Challenge = Omit pictures and quote the listing below line by line, from its start through the line that holds "(726,697) -- cycle;".

Supplied data =
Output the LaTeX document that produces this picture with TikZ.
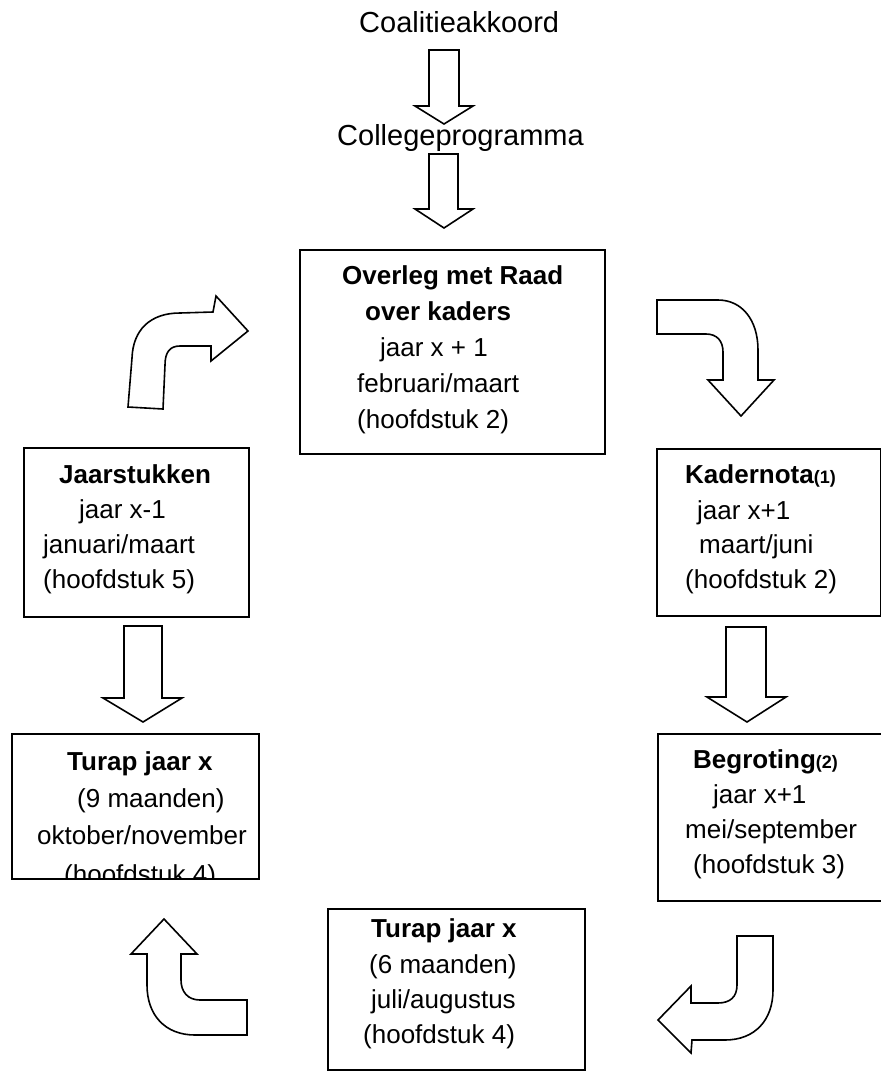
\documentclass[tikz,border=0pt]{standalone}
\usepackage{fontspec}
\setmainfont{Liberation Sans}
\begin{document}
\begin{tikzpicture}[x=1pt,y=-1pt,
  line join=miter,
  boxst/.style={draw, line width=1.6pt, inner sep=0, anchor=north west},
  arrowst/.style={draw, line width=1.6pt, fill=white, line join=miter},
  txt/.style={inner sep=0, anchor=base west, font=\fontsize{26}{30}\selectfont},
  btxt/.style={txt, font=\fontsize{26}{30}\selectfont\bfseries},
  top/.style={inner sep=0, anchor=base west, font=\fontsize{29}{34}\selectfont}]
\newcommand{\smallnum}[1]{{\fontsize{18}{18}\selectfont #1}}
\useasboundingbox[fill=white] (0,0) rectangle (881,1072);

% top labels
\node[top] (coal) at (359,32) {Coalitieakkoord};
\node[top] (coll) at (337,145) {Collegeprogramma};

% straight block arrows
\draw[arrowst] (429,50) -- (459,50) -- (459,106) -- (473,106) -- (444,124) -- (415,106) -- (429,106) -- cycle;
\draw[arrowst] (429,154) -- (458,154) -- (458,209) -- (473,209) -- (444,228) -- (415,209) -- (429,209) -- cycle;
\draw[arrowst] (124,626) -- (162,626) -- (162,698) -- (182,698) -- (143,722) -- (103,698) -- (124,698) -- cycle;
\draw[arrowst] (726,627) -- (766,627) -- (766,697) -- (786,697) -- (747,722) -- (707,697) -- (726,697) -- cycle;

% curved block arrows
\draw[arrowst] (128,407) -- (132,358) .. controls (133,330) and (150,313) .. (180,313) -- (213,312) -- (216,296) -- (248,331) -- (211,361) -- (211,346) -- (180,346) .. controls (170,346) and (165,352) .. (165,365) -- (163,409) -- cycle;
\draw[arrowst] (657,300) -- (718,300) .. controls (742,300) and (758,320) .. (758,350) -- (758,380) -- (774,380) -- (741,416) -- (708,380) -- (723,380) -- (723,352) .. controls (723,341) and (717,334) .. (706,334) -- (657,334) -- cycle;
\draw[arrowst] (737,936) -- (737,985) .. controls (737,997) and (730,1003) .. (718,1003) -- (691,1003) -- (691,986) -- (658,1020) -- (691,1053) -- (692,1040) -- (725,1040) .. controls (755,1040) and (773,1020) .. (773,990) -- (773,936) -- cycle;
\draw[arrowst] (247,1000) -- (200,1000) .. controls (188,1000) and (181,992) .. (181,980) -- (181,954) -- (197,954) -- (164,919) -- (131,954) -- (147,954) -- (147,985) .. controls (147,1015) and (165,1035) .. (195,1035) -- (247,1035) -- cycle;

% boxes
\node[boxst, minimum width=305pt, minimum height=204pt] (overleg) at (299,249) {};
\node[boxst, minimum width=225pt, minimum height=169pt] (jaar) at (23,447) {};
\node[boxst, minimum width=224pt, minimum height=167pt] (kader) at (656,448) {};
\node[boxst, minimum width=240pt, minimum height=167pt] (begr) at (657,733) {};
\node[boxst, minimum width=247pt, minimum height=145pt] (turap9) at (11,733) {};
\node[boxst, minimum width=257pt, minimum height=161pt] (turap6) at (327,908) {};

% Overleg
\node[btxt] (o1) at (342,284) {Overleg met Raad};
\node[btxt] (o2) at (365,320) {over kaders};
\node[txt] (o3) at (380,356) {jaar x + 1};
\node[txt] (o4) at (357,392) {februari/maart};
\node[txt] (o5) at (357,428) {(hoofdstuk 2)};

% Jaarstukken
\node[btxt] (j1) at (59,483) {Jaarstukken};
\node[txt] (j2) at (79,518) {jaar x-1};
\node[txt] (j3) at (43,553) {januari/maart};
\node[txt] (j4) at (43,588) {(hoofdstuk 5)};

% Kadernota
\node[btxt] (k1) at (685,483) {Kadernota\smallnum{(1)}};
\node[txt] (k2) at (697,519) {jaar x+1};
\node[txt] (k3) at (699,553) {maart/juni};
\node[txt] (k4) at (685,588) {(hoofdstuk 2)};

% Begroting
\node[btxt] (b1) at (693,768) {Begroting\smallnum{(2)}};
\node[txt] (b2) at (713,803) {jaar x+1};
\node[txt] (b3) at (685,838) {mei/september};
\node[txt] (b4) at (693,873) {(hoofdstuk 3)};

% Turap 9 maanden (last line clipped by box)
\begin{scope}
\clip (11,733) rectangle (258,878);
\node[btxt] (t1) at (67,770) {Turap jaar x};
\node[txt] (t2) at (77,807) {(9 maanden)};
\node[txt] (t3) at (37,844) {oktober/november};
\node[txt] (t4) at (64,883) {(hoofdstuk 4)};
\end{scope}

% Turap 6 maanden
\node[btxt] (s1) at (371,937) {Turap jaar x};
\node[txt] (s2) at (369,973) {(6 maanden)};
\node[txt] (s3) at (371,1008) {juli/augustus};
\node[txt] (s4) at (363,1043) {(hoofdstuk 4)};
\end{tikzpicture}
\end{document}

Solution for this exercise =
Output the LaTeX document that produces this picture with TikZ.
\documentclass[tikz,border=0pt]{standalone}
\usepackage{fontspec}
\setmainfont{Liberation Sans}
\begin{document}
\begin{tikzpicture}[x=1pt,y=-1pt,
  line join=miter,
  boxst/.style={draw, line width=1.6pt, inner sep=0, anchor=north west},
  arrowst/.style={draw, line width=1.6pt, fill=white, line join=miter},
  txt/.style={inner sep=0, anchor=base west, font=\fontsize{26}{30}\selectfont},
  btxt/.style={txt, font=\fontsize{26}{30}\selectfont\bfseries},
  top/.style={inner sep=0, anchor=base west, font=\fontsize{29}{34}\selectfont}]
\newcommand{\smallnum}[1]{{\fontsize{18}{18}\selectfont #1}}
\useasboundingbox[fill=white] (0,0) rectangle (881,1072);

% top labels
\node[top] (coal) at (359,32) {Coalitieakkoord};
\node[top] (coll) at (337,145) {Collegeprogramma};

% straight block arrows
\draw[arrowst] (429,50) -- (459,50) -- (459,106) -- (473,106) -- (444,124) -- (415,106) -- (429,106) -- cycle;
\draw[arrowst] (429,154) -- (458,154) -- (458,209) -- (473,209) -- (444,228) -- (415,209) -- (429,209) -- cycle;
\draw[arrowst] (124,626) -- (162,626) -- (162,698) -- (182,698) -- (143,722) -- (103,698) -- (124,698) -- cycle;
\draw[arrowst] (726,627) -- (766,627) -- (766,697) -- (786,697) -- (747,722) -- (707,697) -- (726,697) -- cycle;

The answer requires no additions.